* [Exercise]: Starting at the first line of the listing below, repeat each line up to and including the one containing "1.859, 1.8589, 1.8589]". Leave out pictures.

* [Source excerpt]:
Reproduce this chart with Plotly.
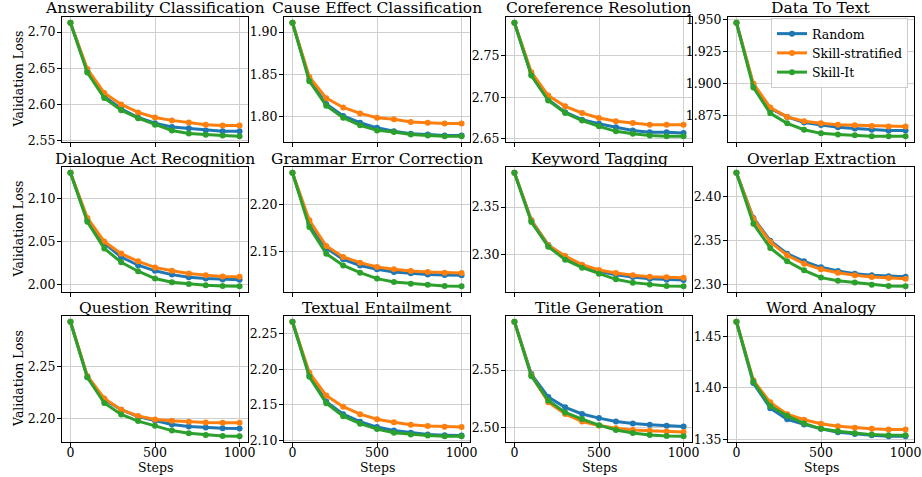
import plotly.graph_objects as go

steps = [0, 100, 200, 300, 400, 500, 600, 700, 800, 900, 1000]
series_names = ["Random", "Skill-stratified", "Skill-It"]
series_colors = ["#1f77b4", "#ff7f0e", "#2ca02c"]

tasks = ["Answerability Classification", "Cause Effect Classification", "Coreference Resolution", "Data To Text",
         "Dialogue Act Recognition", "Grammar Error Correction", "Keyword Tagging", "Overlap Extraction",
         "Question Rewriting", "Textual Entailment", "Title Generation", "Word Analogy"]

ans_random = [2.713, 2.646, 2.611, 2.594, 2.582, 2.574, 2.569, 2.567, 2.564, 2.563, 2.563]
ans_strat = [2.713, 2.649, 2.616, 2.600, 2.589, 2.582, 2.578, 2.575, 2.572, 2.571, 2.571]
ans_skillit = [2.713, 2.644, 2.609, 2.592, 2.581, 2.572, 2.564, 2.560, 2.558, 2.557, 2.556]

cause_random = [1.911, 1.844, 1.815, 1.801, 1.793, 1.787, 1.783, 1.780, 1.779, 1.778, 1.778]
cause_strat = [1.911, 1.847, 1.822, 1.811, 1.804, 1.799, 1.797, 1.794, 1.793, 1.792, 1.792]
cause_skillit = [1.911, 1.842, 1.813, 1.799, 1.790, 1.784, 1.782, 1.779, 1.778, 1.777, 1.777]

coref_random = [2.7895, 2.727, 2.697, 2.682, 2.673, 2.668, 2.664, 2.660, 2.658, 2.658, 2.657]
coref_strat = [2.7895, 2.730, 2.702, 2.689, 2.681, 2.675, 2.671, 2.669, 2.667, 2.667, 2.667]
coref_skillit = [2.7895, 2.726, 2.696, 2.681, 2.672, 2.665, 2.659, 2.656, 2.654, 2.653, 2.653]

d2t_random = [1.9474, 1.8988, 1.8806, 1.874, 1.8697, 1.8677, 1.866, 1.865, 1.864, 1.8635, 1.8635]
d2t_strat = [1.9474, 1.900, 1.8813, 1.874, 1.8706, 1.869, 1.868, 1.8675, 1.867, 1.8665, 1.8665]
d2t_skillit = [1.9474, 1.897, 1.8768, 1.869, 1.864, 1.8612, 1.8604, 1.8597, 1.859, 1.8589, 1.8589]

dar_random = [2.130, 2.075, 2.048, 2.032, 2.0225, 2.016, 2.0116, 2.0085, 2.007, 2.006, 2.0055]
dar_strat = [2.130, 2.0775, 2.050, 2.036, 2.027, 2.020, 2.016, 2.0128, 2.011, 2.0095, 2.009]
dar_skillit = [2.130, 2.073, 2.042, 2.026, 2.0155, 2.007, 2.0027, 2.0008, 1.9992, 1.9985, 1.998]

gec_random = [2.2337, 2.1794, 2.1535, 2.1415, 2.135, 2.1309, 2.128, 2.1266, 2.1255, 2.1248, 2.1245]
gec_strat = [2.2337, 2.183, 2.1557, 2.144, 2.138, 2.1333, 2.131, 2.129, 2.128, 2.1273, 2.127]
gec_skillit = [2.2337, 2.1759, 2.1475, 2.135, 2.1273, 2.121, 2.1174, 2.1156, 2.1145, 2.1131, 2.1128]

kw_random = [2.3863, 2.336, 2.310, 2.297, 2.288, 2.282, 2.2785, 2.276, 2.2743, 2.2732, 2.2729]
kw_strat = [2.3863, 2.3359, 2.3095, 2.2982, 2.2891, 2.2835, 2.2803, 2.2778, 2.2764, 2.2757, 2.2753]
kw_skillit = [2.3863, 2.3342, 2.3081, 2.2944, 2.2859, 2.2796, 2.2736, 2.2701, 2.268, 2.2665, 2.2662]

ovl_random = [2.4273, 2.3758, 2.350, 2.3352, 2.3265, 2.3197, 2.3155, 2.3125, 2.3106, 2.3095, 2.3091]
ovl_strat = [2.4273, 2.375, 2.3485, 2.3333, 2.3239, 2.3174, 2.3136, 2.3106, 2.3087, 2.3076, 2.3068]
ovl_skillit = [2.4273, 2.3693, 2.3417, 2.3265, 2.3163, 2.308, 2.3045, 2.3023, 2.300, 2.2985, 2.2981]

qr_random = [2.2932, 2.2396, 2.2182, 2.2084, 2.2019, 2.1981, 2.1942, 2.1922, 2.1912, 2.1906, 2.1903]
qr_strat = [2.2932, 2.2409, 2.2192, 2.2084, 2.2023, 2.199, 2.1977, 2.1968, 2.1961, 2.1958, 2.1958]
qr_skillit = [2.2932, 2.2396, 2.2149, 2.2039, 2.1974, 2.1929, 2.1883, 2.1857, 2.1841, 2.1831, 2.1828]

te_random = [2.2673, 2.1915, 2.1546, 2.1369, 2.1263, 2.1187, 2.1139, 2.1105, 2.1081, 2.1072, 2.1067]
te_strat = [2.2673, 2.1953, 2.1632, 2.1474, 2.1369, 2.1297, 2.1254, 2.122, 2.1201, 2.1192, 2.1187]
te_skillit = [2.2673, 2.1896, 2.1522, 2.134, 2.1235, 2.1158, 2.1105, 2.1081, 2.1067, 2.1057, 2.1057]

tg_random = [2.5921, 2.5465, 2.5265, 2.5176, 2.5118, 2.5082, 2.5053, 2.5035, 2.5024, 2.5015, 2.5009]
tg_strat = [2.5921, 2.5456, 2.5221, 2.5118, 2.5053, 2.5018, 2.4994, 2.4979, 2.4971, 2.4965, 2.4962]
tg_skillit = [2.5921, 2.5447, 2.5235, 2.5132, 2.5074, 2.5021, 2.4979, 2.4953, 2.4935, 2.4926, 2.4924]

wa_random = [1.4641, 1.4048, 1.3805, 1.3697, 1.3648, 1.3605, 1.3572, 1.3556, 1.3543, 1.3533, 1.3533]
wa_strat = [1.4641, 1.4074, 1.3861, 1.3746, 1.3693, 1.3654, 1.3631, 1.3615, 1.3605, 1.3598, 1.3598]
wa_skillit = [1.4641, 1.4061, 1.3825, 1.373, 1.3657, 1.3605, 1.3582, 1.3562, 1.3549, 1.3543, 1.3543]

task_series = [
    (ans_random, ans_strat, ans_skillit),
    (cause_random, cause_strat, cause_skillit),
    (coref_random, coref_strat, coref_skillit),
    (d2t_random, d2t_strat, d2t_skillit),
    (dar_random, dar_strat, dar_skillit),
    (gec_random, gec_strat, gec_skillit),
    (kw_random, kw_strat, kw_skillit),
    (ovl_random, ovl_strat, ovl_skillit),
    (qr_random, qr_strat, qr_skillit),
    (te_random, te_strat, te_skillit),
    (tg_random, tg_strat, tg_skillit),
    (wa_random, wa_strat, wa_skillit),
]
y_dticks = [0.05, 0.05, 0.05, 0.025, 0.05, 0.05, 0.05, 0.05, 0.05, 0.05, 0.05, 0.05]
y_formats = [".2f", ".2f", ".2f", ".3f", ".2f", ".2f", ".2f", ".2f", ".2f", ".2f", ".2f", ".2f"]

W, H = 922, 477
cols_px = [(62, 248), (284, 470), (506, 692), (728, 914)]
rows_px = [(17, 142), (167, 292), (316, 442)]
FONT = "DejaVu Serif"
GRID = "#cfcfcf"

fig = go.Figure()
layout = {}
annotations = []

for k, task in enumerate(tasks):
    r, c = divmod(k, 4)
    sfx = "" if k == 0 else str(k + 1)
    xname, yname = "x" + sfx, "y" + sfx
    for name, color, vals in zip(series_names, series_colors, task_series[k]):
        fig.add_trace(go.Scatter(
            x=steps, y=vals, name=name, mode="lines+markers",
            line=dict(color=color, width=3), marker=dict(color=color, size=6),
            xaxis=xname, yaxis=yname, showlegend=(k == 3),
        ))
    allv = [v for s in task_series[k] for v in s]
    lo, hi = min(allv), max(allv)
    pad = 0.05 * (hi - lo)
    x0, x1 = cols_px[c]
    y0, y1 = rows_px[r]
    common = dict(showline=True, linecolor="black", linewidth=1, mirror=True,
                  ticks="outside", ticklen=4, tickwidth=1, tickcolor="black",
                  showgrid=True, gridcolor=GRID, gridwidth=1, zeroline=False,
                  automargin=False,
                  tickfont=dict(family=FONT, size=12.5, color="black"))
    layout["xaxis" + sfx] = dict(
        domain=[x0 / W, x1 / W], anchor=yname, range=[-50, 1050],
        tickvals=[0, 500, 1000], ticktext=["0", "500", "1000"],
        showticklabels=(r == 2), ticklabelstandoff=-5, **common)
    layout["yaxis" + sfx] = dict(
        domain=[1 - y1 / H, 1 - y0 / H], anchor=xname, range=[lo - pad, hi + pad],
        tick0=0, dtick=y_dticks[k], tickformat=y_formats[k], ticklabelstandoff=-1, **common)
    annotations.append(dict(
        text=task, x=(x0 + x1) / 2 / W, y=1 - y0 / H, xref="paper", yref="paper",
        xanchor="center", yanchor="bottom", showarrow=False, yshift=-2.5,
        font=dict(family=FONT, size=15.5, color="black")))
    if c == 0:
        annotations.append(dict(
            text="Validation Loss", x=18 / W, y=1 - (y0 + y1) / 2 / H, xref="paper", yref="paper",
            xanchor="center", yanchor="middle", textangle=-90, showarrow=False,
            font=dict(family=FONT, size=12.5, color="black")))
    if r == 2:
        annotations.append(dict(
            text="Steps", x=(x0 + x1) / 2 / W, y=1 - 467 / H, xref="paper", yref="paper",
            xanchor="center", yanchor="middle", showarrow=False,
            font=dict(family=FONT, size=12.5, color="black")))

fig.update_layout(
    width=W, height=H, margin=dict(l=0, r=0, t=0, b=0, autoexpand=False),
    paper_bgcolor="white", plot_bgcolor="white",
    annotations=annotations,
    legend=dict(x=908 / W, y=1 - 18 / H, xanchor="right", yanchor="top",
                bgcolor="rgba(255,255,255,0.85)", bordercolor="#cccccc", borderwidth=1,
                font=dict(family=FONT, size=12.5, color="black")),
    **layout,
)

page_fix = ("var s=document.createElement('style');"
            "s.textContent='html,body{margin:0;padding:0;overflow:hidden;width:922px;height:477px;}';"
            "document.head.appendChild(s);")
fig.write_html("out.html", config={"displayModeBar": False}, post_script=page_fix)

* [Correct output]:
Reproduce this chart with Plotly.
import plotly.graph_objects as go

steps = [0, 100, 200, 300, 400, 500, 600, 700, 800, 900, 1000]
series_names = ["Random", "Skill-stratified", "Skill-It"]
series_colors = ["#1f77b4", "#ff7f0e", "#2ca02c"]

tasks = ["Answerability Classification", "Cause Effect Classification", "Coreference Resolution", "Data To Text",
         "Dialogue Act Recognition", "Grammar Error Correction", "Keyword Tagging", "Overlap Extraction",
         "Question Rewriting", "Textual Entailment", "Title Generation", "Word Analogy"]

ans_random = [2.713, 2.646, 2.611, 2.594, 2.582, 2.574, 2.569, 2.567, 2.564, 2.563, 2.563]
ans_strat = [2.713, 2.649, 2.616, 2.600, 2.589, 2.582, 2.578, 2.575, 2.572, 2.571, 2.571]
ans_skillit = [2.713, 2.644, 2.609, 2.592, 2.581, 2.572, 2.564, 2.560, 2.558, 2.557, 2.556]

cause_random = [1.911, 1.844, 1.815, 1.801, 1.793, 1.787, 1.783, 1.780, 1.779, 1.778, 1.778]
cause_strat = [1.911, 1.847, 1.822, 1.811, 1.804, 1.799, 1.797, 1.794, 1.793, 1.792, 1.792]
cause_skillit = [1.911, 1.842, 1.813, 1.799, 1.790, 1.784, 1.782, 1.779, 1.778, 1.777, 1.777]

coref_random = [2.7895, 2.727, 2.697, 2.682, 2.673, 2.668, 2.664, 2.660, 2.658, 2.658, 2.657]
coref_strat = [2.7895, 2.730, 2.702, 2.689, 2.681, 2.675, 2.671, 2.669, 2.667, 2.667, 2.667]
coref_skillit = [2.7895, 2.726, 2.696, 2.681, 2.672, 2.665, 2.659, 2.656, 2.654, 2.653, 2.653]

d2t_random = [1.9474, 1.8988, 1.8806, 1.874, 1.8697, 1.8677, 1.866, 1.865, 1.864, 1.8635, 1.8635]
d2t_strat = [1.9474, 1.900, 1.8813, 1.874, 1.8706, 1.869, 1.868, 1.8675, 1.867, 1.8665, 1.8665]
d2t_skillit = [1.9474, 1.897, 1.8768, 1.869, 1.864, 1.8612, 1.8604, 1.8597, 1.859, 1.8589, 1.8589]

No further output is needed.